Exercise description: Each line from the top of the listing through the one holding "import plotly.graph_objects as go" should be restated word for word, with nothing added and no pictures.
**** Data segment
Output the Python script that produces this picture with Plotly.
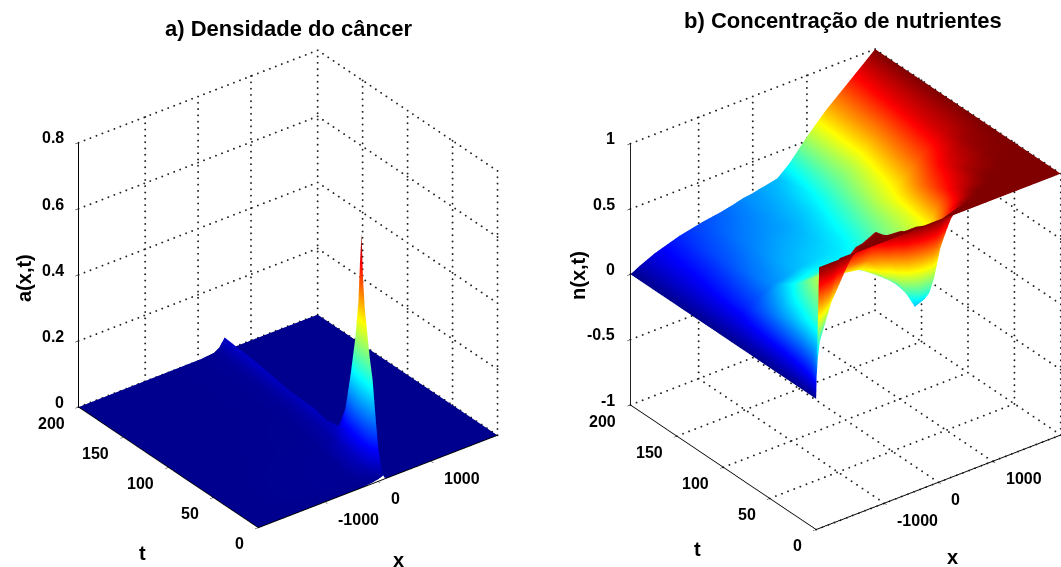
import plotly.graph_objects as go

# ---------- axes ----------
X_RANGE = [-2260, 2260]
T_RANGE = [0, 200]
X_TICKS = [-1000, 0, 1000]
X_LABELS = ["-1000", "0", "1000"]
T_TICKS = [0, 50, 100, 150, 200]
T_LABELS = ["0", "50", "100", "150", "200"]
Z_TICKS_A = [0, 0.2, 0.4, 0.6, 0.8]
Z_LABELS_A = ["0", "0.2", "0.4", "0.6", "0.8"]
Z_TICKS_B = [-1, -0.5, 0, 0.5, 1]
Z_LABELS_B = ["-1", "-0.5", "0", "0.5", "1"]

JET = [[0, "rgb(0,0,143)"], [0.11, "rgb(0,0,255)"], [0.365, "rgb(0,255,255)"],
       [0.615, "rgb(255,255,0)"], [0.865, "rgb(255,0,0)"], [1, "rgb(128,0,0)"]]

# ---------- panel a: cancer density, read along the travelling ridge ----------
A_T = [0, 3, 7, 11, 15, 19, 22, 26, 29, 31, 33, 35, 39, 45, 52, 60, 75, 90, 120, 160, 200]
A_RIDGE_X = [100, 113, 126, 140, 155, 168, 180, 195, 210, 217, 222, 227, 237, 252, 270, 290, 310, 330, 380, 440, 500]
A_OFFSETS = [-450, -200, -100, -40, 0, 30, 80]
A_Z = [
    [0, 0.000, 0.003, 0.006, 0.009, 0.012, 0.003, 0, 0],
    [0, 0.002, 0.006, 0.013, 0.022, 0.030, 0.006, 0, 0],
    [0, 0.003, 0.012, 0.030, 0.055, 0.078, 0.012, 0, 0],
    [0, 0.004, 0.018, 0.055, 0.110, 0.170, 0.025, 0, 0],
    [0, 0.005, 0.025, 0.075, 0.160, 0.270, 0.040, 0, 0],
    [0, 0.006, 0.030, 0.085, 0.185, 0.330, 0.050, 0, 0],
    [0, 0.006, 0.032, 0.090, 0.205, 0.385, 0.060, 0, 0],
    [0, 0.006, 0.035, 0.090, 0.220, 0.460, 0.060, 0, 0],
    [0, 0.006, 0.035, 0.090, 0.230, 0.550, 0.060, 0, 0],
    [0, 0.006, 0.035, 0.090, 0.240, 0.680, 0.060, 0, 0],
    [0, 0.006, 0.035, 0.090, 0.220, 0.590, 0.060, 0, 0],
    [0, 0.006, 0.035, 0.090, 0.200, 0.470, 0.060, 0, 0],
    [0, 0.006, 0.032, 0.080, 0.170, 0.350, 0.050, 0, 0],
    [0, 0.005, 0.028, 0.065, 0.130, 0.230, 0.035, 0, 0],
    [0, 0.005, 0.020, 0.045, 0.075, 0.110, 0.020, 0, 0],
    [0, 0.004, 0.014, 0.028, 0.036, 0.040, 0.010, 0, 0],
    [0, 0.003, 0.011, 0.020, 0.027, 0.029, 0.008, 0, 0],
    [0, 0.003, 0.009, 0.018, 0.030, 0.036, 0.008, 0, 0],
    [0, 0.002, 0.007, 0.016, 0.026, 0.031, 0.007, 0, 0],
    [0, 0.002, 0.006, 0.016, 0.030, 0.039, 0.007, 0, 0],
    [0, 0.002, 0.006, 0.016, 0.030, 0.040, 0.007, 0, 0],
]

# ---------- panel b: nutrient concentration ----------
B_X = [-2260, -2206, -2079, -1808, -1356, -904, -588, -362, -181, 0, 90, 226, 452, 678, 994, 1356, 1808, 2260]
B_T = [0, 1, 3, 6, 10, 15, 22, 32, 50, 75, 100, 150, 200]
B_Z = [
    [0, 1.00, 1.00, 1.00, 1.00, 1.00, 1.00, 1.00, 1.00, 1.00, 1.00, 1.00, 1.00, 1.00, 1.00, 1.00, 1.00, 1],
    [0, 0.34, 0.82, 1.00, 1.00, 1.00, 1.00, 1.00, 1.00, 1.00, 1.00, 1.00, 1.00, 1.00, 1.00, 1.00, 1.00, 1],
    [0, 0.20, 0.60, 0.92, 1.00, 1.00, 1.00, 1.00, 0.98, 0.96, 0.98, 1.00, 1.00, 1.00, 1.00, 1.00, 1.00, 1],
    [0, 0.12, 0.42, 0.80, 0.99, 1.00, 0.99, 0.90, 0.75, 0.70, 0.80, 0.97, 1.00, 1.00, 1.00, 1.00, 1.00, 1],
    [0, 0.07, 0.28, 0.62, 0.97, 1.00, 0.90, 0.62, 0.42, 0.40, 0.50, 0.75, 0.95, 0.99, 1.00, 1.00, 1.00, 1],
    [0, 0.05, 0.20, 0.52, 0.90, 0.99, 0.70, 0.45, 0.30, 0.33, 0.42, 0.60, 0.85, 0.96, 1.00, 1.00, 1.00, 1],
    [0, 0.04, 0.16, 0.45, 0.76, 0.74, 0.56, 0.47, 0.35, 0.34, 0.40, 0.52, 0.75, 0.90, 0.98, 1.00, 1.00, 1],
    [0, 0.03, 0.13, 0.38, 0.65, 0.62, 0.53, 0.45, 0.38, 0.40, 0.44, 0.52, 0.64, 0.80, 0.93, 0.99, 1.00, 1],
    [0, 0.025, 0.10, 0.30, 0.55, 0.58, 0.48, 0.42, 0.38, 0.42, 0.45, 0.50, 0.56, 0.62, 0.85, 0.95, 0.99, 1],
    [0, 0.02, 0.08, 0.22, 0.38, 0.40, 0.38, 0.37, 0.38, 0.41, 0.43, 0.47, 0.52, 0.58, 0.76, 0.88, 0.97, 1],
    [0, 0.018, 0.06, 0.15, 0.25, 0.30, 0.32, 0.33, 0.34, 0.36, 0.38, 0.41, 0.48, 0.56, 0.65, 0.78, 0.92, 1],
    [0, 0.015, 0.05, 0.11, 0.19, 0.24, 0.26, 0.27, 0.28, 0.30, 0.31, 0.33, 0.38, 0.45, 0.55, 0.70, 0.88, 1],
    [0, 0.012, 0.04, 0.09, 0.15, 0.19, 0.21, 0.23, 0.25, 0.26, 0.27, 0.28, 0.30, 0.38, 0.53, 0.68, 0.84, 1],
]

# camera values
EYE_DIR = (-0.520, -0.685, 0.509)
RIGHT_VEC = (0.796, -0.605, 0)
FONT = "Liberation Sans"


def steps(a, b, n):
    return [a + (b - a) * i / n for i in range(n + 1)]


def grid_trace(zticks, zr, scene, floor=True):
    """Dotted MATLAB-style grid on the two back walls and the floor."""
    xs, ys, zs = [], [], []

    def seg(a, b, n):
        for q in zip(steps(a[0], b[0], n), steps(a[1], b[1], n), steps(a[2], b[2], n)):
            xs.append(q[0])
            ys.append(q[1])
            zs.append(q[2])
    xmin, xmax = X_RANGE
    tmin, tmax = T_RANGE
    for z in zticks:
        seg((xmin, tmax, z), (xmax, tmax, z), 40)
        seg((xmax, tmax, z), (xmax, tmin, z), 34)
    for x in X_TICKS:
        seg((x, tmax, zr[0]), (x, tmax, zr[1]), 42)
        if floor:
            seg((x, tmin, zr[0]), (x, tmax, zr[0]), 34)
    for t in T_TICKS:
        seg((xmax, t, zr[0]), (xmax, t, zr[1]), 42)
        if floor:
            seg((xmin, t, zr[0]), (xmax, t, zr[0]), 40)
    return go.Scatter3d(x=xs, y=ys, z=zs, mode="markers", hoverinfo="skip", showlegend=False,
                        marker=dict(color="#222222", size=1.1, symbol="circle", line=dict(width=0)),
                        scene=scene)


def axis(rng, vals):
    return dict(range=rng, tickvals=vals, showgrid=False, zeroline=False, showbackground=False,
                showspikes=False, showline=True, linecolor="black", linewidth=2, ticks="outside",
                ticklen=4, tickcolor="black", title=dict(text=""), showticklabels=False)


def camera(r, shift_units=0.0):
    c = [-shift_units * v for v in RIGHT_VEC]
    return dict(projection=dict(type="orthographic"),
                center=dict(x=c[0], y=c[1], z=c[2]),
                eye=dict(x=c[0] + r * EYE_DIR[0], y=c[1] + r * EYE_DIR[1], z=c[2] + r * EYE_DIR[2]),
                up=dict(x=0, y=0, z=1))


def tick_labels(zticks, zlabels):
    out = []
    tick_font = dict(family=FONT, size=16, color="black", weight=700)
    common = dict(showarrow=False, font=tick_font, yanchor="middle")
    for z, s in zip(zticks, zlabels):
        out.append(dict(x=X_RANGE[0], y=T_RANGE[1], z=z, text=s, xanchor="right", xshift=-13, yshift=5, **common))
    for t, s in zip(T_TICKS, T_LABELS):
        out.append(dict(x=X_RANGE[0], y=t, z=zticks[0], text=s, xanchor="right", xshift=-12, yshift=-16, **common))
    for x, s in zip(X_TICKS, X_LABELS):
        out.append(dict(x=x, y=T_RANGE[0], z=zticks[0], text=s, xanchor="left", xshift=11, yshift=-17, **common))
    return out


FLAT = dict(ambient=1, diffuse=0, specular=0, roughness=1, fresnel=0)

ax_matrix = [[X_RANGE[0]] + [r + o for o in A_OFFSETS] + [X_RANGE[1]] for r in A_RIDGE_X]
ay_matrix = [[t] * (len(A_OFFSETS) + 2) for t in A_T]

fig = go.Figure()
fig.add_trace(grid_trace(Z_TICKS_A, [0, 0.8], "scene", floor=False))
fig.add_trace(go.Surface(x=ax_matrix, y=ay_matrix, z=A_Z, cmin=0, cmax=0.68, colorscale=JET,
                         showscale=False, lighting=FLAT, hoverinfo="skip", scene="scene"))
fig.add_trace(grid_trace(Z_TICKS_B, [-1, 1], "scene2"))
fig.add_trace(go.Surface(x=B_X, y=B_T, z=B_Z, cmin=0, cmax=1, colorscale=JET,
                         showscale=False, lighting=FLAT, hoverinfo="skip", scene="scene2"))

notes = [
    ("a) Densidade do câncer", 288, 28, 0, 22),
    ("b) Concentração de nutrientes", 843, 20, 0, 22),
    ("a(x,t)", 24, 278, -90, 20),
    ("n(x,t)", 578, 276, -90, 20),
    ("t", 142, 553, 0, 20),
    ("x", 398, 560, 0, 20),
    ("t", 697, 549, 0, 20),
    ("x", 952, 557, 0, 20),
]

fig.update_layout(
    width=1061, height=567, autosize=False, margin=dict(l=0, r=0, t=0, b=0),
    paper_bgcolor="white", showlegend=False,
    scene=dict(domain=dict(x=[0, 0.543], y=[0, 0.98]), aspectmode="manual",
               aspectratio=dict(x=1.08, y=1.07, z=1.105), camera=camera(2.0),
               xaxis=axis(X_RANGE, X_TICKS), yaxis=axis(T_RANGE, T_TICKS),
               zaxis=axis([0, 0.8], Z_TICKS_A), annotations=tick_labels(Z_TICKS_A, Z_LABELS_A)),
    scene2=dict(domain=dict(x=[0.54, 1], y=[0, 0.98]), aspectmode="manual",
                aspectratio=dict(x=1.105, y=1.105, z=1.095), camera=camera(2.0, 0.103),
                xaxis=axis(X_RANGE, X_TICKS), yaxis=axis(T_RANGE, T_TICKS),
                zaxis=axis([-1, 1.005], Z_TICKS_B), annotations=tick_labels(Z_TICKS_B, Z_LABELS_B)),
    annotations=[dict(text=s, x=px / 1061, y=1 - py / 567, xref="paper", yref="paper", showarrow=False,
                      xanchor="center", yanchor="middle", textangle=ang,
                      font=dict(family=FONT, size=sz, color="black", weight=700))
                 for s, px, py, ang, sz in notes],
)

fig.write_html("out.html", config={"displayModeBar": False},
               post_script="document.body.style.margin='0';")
********
Solution:
Output the Python script that produces this picture with Plotly.
import plotly.graph_objects as go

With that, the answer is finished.